Data provided ->
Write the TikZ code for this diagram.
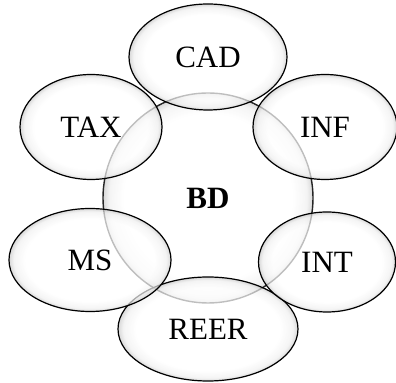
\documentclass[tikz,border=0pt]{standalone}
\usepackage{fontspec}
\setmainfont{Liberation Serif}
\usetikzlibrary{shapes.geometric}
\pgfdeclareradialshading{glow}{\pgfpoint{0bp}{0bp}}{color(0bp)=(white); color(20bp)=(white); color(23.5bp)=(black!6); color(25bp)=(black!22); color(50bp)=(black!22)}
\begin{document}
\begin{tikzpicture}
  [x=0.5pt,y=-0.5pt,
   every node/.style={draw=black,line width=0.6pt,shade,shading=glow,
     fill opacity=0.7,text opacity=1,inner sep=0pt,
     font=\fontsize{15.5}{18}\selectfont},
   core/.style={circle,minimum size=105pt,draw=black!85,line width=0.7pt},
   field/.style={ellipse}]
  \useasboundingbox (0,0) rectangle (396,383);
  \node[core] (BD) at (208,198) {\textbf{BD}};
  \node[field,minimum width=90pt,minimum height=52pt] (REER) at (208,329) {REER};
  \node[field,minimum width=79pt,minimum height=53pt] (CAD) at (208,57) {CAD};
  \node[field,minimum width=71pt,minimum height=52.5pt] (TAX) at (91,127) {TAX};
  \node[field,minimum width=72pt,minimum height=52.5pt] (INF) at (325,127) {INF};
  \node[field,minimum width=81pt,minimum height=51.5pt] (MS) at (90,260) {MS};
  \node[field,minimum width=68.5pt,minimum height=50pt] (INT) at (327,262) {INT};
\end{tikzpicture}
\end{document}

Task requirements ->
Quote the data above in full, leaving out the pictures it holds.

Exercise solution ->
Write the TikZ code for this diagram.
\documentclass[tikz,border=0pt]{standalone}
\usepackage{fontspec}
\setmainfont{Liberation Serif}
\usetikzlibrary{shapes.geometric}
\pgfdeclareradialshading{glow}{\pgfpoint{0bp}{0bp}}{color(0bp)=(white); color(20bp)=(white); color(23.5bp)=(black!6); color(25bp)=(black!22); color(50bp)=(black!22)}
\begin{document}
\begin{tikzpicture}
  [x=0.5pt,y=-0.5pt,
   every node/.style={draw=black,line width=0.6pt,shade,shading=glow,
     fill opacity=0.7,text opacity=1,inner sep=0pt,
     font=\fontsize{15.5}{18}\selectfont},
   core/.style={circle,minimum size=105pt,draw=black!85,line width=0.7pt},
   field/.style={ellipse}]
  \useasboundingbox (0,0) rectangle (396,383);
  \node[core] (BD) at (208,198) {\textbf{BD}};
  \node[field,minimum width=90pt,minimum height=52pt] (REER) at (208,329) {REER};
  \node[field,minimum width=79pt,minimum height=53pt] (CAD) at (208,57) {CAD};
  \node[field,minimum width=71pt,minimum height=52.5pt] (TAX) at (91,127) {TAX};
  \node[field,minimum width=72pt,minimum height=52.5pt] (INF) at (325,127) {INF};
  \node[field,minimum width=81pt,minimum height=51.5pt] (MS) at (90,260) {MS};
  \node[field,minimum width=68.5pt,minimum height=50pt] (INT) at (327,262) {INT};
\end{tikzpicture}
\end{document}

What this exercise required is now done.